> _AIM_
Write out the material again exactly, please, and omit the pictures.

> _DATASET EXTRACT_

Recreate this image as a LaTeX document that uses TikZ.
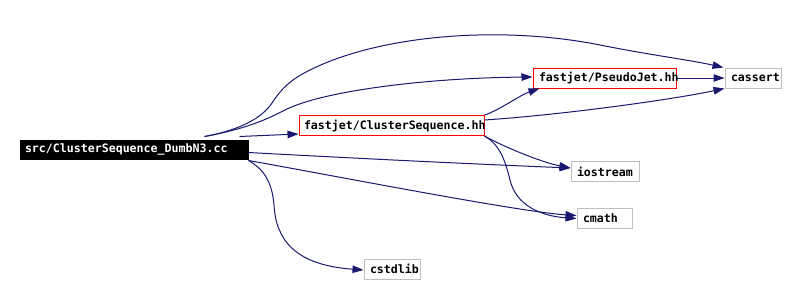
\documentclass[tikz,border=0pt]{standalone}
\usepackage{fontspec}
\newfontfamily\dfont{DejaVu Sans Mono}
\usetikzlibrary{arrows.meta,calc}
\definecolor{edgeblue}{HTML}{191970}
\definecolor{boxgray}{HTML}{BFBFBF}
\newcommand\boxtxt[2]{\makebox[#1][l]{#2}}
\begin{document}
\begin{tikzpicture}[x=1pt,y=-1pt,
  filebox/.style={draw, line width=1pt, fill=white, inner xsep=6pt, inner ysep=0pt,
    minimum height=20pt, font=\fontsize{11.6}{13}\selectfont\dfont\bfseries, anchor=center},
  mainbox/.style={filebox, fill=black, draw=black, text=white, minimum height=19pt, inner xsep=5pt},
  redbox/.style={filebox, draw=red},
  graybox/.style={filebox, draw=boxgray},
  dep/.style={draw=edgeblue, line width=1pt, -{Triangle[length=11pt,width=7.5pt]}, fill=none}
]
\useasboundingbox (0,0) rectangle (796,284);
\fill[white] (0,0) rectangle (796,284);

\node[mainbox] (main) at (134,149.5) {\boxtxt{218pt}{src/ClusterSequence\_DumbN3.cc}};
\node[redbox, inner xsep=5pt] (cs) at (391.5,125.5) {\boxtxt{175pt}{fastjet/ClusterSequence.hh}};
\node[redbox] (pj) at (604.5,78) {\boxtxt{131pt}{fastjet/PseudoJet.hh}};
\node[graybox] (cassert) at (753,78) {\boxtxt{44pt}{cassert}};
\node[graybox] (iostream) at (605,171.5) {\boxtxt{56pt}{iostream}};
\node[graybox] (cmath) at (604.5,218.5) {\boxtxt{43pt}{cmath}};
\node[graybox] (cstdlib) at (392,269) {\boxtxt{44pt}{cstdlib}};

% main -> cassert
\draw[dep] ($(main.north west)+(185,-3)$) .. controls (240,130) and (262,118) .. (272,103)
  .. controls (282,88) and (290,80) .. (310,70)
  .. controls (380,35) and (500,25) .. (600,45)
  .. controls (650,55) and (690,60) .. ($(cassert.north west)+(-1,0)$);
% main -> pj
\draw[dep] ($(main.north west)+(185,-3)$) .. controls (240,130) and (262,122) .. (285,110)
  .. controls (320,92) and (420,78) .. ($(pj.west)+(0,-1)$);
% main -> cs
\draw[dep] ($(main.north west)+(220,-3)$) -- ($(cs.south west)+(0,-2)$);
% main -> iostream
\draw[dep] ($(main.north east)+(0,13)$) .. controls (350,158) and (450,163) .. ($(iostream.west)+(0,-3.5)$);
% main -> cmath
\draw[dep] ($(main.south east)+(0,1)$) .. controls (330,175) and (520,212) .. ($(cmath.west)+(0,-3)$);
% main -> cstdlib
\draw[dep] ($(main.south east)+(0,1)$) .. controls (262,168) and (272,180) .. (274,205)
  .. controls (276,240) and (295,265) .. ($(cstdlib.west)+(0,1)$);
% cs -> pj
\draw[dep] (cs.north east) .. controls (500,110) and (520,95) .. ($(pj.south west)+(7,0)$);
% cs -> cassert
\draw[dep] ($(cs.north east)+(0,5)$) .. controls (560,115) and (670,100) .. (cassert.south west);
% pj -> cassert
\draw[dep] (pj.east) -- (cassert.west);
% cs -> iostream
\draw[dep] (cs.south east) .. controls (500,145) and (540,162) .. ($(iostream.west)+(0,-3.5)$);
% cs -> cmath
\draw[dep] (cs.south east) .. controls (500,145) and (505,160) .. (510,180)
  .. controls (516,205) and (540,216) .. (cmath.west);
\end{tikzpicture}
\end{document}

> _IN RESPONSE_
Recreate this image as a LaTeX document that uses TikZ.
\documentclass[tikz,border=0pt]{standalone}
\usepackage{fontspec}
\newfontfamily\dfont{DejaVu Sans Mono}
\usetikzlibrary{arrows.meta,calc}
\definecolor{edgeblue}{HTML}{191970}
\definecolor{boxgray}{HTML}{BFBFBF}
\newcommand\boxtxt[2]{\makebox[#1][l]{#2}}
\begin{document}
\begin{tikzpicture}[x=1pt,y=-1pt,
  filebox/.style={draw, line width=1pt, fill=white, inner xsep=6pt, inner ysep=0pt,
    minimum height=20pt, font=\fontsize{11.6}{13}\selectfont\dfont\bfseries, anchor=center},
  mainbox/.style={filebox, fill=black, draw=black, text=white, minimum height=19pt, inner xsep=5pt},
  redbox/.style={filebox, draw=red},
  graybox/.style={filebox, draw=boxgray},
  dep/.style={draw=edgeblue, line width=1pt, -{Triangle[length=11pt,width=7.5pt]}, fill=none}
]
\useasboundingbox (0,0) rectangle (796,284);
\fill[white] (0,0) rectangle (796,284);

\node[mainbox] (main) at (134,149.5) {\boxtxt{218pt}{src/ClusterSequence\_DumbN3.cc}};
\node[redbox, inner xsep=5pt] (cs) at (391.5,125.5) {\boxtxt{175pt}{fastjet/ClusterSequence.hh}};
\node[redbox] (pj) at (604.5,78) {\boxtxt{131pt}{fastjet/PseudoJet.hh}};
\node[graybox] (cassert) at (753,78) {\boxtxt{44pt}{cassert}};
\node[graybox] (iostream) at (605,171.5) {\boxtxt{56pt}{iostream}};
\node[graybox] (cmath) at (604.5,218.5) {\boxtxt{43pt}{cmath}};
\node[graybox] (cstdlib) at (392,269) {\boxtxt{44pt}{cstdlib}};

% main -> cassert
\draw[dep] ($(main.north west)+(185,-3)$) .. controls (240,130) and (262,118) .. (272,103)
  .. controls (282,88) and (290,80) .. (310,70)
  .. controls (380,35) and (500,25) .. (600,45)
  .. controls (650,55) and (690,60) .. ($(cassert.north west)+(-1,0)$);
% main -> pj
\draw[dep] ($(main.north west)+(185,-3)$) .. controls (240,130) and (262,122) .. (285,110)
  .. controls (320,92) and (420,78) .. ($(pj.west)+(0,-1)$);
% main -> cs
\draw[dep] ($(main.north west)+(220,-3)$) -- ($(cs.south west)+(0,-2)$);
% main -> iostream
\draw[dep] ($(main.north east)+(0,13)$) .. controls (350,158) and (450,163) .. ($(iostream.west)+(0,-3.5)$);
% main -> cmath
\draw[dep] ($(main.south east)+(0,1)$) .. controls (330,175) and (520,212) .. ($(cmath.west)+(0,-3)$);
% main -> cstdlib
\draw[dep] ($(main.south east)+(0,1)$) .. controls (262,168) and (272,180) .. (274,205)
  .. controls (276,240) and (295,265) .. ($(cstdlib.west)+(0,1)$);
% cs -> pj
\draw[dep] (cs.north east) .. controls (500,110) and (520,95) .. ($(pj.south west)+(7,0)$);
% cs -> cassert
\draw[dep] ($(cs.north east)+(0,5)$) .. controls (560,115) and (670,100) .. (cassert.south west);
% pj -> cassert
\draw[dep] (pj.east) -- (cassert.west);
% cs -> iostream
\draw[dep] (cs.south east) .. controls (500,145) and (540,162) .. ($(iostream.west)+(0,-3.5)$);
% cs -> cmath
\draw[dep] (cs.south east) .. controls (500,145) and (505,160) .. (510,180)
  .. controls (516,205) and (540,216) .. (cmath.west);
\end{tikzpicture}
\end{document}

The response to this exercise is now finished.